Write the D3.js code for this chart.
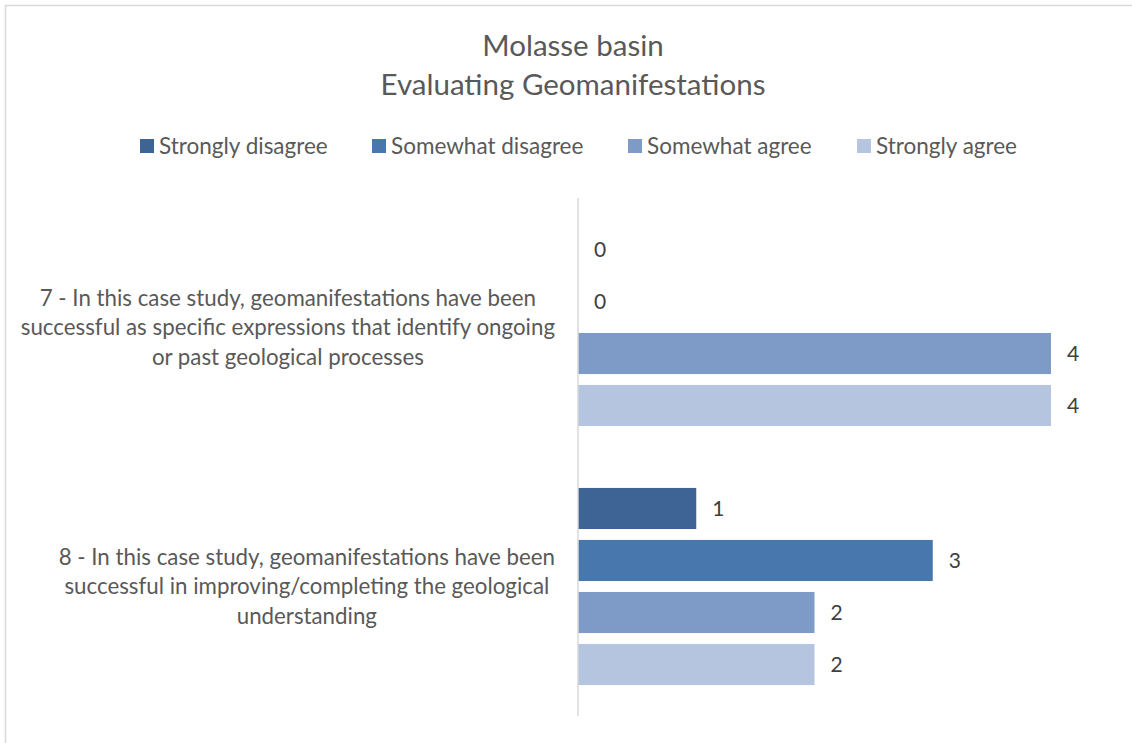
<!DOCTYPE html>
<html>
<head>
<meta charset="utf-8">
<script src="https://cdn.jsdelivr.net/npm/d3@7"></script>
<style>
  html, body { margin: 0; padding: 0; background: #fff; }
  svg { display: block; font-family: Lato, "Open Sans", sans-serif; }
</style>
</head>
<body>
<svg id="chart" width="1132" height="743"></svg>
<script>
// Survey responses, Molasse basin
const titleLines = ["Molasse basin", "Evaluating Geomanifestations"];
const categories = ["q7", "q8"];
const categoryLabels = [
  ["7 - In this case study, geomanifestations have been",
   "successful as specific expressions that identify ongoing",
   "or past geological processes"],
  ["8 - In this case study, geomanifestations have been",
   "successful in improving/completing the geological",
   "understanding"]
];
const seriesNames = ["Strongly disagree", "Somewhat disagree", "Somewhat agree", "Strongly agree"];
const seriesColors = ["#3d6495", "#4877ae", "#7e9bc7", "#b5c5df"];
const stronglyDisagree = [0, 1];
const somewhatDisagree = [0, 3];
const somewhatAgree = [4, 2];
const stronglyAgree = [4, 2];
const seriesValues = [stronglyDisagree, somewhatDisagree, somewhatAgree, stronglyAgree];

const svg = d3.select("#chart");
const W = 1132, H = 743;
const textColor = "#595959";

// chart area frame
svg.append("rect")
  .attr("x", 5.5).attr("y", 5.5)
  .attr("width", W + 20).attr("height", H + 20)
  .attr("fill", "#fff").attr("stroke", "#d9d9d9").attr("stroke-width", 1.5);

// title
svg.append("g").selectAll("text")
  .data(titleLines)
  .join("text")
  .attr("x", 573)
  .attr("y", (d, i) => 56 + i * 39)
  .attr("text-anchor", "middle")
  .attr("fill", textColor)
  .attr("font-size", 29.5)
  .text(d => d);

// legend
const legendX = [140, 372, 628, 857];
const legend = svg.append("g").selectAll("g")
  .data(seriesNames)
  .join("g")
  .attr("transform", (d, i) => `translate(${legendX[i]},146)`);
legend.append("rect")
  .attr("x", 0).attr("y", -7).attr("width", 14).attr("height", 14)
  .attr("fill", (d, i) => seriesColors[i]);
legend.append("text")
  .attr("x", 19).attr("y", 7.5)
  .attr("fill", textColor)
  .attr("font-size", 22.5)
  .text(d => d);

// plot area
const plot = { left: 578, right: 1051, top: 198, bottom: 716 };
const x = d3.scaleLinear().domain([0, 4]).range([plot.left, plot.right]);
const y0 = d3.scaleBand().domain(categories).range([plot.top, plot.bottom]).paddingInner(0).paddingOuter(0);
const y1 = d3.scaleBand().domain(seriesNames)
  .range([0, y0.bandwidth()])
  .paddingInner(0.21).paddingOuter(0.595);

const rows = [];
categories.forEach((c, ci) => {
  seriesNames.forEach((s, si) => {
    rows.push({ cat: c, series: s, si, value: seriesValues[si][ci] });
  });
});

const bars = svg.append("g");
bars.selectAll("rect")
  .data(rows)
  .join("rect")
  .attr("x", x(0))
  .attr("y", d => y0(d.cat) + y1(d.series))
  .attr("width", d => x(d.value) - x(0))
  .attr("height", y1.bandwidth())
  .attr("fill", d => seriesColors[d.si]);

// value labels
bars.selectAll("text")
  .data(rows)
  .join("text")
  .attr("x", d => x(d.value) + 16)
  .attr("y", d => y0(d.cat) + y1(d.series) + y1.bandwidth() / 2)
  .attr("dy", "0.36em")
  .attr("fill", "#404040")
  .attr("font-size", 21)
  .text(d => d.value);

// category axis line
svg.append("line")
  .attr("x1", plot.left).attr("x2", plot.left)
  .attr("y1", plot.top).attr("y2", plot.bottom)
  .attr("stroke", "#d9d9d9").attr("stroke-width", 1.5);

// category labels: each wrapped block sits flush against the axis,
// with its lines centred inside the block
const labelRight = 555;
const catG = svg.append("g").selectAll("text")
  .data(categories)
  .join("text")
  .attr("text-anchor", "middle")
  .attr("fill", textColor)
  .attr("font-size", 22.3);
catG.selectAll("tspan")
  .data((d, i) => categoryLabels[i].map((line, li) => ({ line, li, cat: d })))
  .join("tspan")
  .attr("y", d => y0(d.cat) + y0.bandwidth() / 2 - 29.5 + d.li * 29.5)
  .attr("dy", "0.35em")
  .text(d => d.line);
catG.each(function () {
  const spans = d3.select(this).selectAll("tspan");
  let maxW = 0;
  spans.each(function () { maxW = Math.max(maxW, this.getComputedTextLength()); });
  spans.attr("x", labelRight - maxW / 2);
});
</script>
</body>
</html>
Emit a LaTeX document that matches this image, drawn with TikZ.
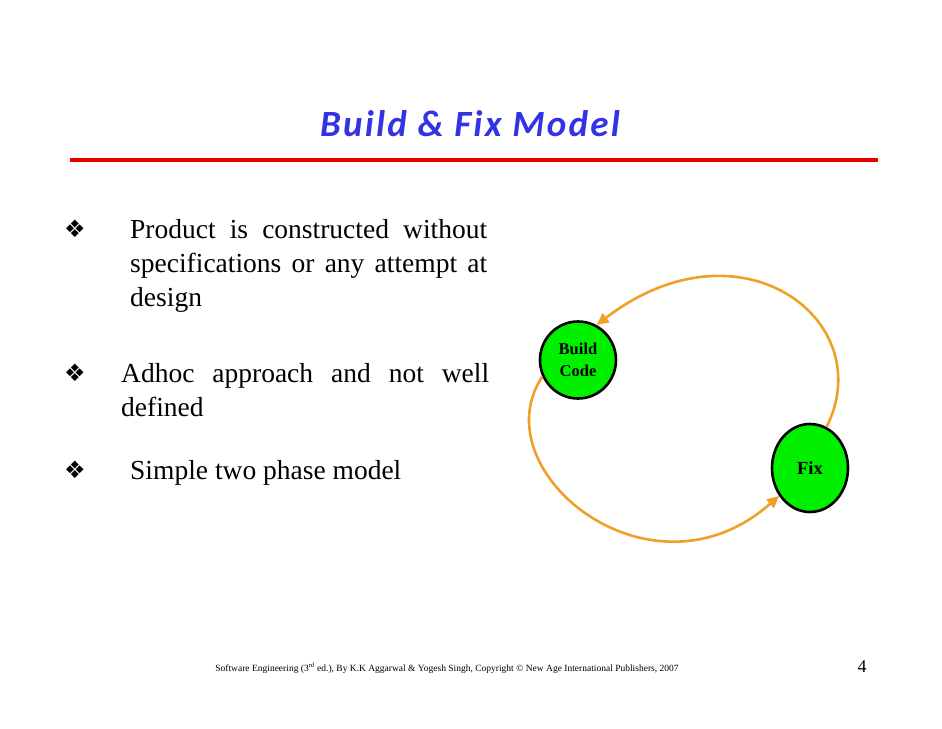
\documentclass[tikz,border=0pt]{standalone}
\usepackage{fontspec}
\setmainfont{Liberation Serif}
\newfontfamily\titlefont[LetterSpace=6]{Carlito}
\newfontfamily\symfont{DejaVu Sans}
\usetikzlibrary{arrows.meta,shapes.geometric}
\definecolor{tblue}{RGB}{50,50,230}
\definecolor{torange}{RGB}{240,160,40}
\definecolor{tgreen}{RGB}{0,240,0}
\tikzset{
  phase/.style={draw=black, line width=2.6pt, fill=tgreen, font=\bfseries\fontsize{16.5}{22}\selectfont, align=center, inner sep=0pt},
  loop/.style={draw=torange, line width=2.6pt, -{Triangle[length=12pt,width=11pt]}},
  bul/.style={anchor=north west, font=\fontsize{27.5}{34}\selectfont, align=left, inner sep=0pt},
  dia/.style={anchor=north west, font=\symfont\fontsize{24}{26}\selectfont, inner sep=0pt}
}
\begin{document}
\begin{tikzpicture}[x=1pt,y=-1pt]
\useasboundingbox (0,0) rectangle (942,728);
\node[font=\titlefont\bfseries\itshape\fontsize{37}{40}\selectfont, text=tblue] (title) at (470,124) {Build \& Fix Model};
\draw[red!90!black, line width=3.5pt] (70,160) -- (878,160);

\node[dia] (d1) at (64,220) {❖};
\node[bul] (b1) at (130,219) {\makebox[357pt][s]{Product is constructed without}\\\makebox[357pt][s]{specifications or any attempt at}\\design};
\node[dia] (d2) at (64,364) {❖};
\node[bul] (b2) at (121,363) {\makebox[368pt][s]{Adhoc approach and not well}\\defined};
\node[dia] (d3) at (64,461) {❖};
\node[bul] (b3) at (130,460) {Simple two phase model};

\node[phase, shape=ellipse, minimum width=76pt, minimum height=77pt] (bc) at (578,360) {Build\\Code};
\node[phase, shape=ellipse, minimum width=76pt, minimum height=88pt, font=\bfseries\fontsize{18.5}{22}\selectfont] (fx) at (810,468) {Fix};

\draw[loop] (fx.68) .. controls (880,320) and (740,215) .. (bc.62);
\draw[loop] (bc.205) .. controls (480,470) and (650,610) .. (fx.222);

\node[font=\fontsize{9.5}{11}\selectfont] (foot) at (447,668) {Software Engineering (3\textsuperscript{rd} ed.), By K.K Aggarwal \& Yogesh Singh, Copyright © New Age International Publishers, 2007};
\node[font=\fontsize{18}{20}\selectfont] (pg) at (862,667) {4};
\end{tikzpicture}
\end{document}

---+---

◆ TASK TO CARRY OUT: Every record above should be written out again exactly; the pictures stay out of the copy.

◆ OUTPUT FOR THIS TASK:
Write the D3.js code for this chart.
<!DOCTYPE html>
<html>
<head>
<meta charset="utf-8">
<script src="https://cdn.jsdelivr.net/npm/d3@7"></script>
<style>
  html, body { margin: 0; padding: 0; background: #fff; }
  svg { display: block; font-family: Lato, "Open Sans", sans-serif; }
</style>
</head>
<body>
<svg id="chart" width="1132" height="743"></svg>
<script>
// Survey responses, Molasse basin
const titleLines = ["Molasse basin", "Evaluating Geomanifestations"];
const categories = ["q7", "q8"];
const categoryLabels = [
  ["7 - In this case study, geomanifestations have been",
   "successful as specific expressions that identify ongoing",
   "or past geological processes"],
  ["8 - In this case study, geomanifestations have been",
   "successful in improving/completing the geological",
   "understanding"]
];
const seriesNames = ["Strongly disagree", "Somewhat disagree", "Somewhat agree", "Strongly agree"];
const seriesColors = ["#3d6495", "#4877ae", "#7e9bc7", "#b5c5df"];
const stronglyDisagree = [0, 1];
const somewhatDisagree = [0, 3];
const somewhatAgree = [4, 2];
const stronglyAgree = [4, 2];
const seriesValues = [stronglyDisagree, somewhatDisagree, somewhatAgree, stronglyAgree];

const svg = d3.select("#chart");
const W = 1132, H = 743;
const textColor = "#595959";

// chart area frame
svg.append("rect")
  .attr("x", 5.5).attr("y", 5.5)
  .attr("width", W + 20).attr("height", H + 20)
  .attr("fill", "#fff").attr("stroke", "#d9d9d9").attr("stroke-width", 1.5);

// title
svg.append("g").selectAll("text")
  .data(titleLines)
  .join("text")
  .attr("x", 573)
  .attr("y", (d, i) => 56 + i * 39)
  .attr("text-anchor", "middle")
  .attr("fill", textColor)
  .attr("font-size", 29.5)
  .text(d => d);

// legend
const legendX = [140, 372, 628, 857];
const legend = svg.append("g").selectAll("g")
  .data(seriesNames)
  .join("g")
  .attr("transform", (d, i) => `translate(${legendX[i]},146)`);
legend.append("rect")
  .attr("x", 0).attr("y", -7).attr("width", 14).attr("height", 14)
  .attr("fill", (d, i) => seriesColors[i]);
legend.append("text")
  .attr("x", 19).attr("y", 7.5)
  .attr("fill", textColor)
  .attr("font-size", 22.5)
  .text(d => d);

// plot area
const plot = { left: 578, right: 1051, top: 198, bottom: 716 };
const x = d3.scaleLinear().domain([0, 4]).range([plot.left, plot.right]);
const y0 = d3.scaleBand().domain(categories).range([plot.top, plot.bottom]).paddingInner(0).paddingOuter(0);
const y1 = d3.scaleBand().domain(seriesNames)
  .range([0, y0.bandwidth()])
  .paddingInner(0.21).paddingOuter(0.595);

const rows = [];
categories.forEach((c, ci) => {
  seriesNames.forEach((s, si) => {
    rows.push({ cat: c, series: s, si, value: seriesValues[si][ci] });
  });
});

const bars = svg.append("g");
bars.selectAll("rect")
  .data(rows)
  .join("rect")
  .attr("x", x(0))
  .attr("y", d => y0(d.cat) + y1(d.series))
  .attr("width", d => x(d.value) - x(0))
  .attr("height", y1.bandwidth())
  .attr("fill", d => seriesColors[d.si]);

// value labels
bars.selectAll("text")
  .data(rows)
  .join("text")
  .attr("x", d => x(d.value) + 16)
  .attr("y", d => y0(d.cat) + y1(d.series) + y1.bandwidth() / 2)
  .attr("dy", "0.36em")
  .attr("fill", "#404040")
  .attr("font-size", 21)
  .text(d => d.value);

// category axis line
svg.append("line")
  .attr("x1", plot.left).attr("x2", plot.left)
  .attr("y1", plot.top).attr("y2", plot.bottom)
  .attr("stroke", "#d9d9d9").attr("stroke-width", 1.5);

// category labels: each wrapped block sits flush against the axis,
// with its lines centred inside the block
const labelRight = 555;
const catG = svg.append("g").selectAll("text")
  .data(categories)
  .join("text")
  .attr("text-anchor", "middle")
  .attr("fill", textColor)
  .attr("font-size", 22.3);
catG.selectAll("tspan")
  .data((d, i) => categoryLabels[i].map((line, li) => ({ line, li, cat: d })))
  .join("tspan")
  .attr("y", d => y0(d.cat) + y0.bandwidth() / 2 - 29.5 + d.li * 29.5)
  .attr("dy", "0.35em")
  .text(d => d.line);
catG.each(function () {
  const spans = d3.select(this).selectAll("tspan");
  let maxW = 0;
  spans.each(function () { maxW = Math.max(maxW, this.getComputedTextLength()); });
  spans.attr("x", labelRight - maxW / 2);
});
</script>
</body>
</html>
Emit a LaTeX document that matches this image, drawn with TikZ.
\documentclass[tikz,border=0pt]{standalone}
\usepackage{fontspec}
\setmainfont{Liberation Serif}
\newfontfamily\titlefont[LetterSpace=6]{Carlito}
\newfontfamily\symfont{DejaVu Sans}
\usetikzlibrary{arrows.meta,shapes.geometric}
\definecolor{tblue}{RGB}{50,50,230}
\definecolor{torange}{RGB}{240,160,40}
\definecolor{tgreen}{RGB}{0,240,0}
\tikzset{
  phase/.style={draw=black, line width=2.6pt, fill=tgreen, font=\bfseries\fontsize{16.5}{22}\selectfont, align=center, inner sep=0pt},
  loop/.style={draw=torange, line width=2.6pt, -{Triangle[length=12pt,width=11pt]}},
  bul/.style={anchor=north west, font=\fontsize{27.5}{34}\selectfont, align=left, inner sep=0pt},
  dia/.style={anchor=north west, font=\symfont\fontsize{24}{26}\selectfont, inner sep=0pt}
}
\begin{document}
\begin{tikzpicture}[x=1pt,y=-1pt]
\useasboundingbox (0,0) rectangle (942,728);
\node[font=\titlefont\bfseries\itshape\fontsize{37}{40}\selectfont, text=tblue] (title) at (470,124) {Build \& Fix Model};
\draw[red!90!black, line width=3.5pt] (70,160) -- (878,160);

\node[dia] (d1) at (64,220) {❖};
\node[bul] (b1) at (130,219) {\makebox[357pt][s]{Product is constructed without}\\\makebox[357pt][s]{specifications or any attempt at}\\design};
\node[dia] (d2) at (64,364) {❖};
\node[bul] (b2) at (121,363) {\makebox[368pt][s]{Adhoc approach and not well}\\defined};
\node[dia] (d3) at (64,461) {❖};
\node[bul] (b3) at (130,460) {Simple two phase model};

\node[phase, shape=ellipse, minimum width=76pt, minimum height=77pt] (bc) at (578,360) {Build\\Code};
\node[phase, shape=ellipse, minimum width=76pt, minimum height=88pt, font=\bfseries\fontsize{18.5}{22}\selectfont] (fx) at (810,468) {Fix};

\draw[loop] (fx.68) .. controls (880,320) and (740,215) .. (bc.62);
\draw[loop] (bc.205) .. controls (480,470) and (650,610) .. (fx.222);

\node[font=\fontsize{9.5}{11}\selectfont] (foot) at (447,668) {Software Engineering (3\textsuperscript{rd} ed.), By K.K Aggarwal \& Yogesh Singh, Copyright © New Age International Publishers, 2007};
\node[font=\fontsize{18}{20}\selectfont] (pg) at (862,667) {4};
\end{tikzpicture}
\end{document}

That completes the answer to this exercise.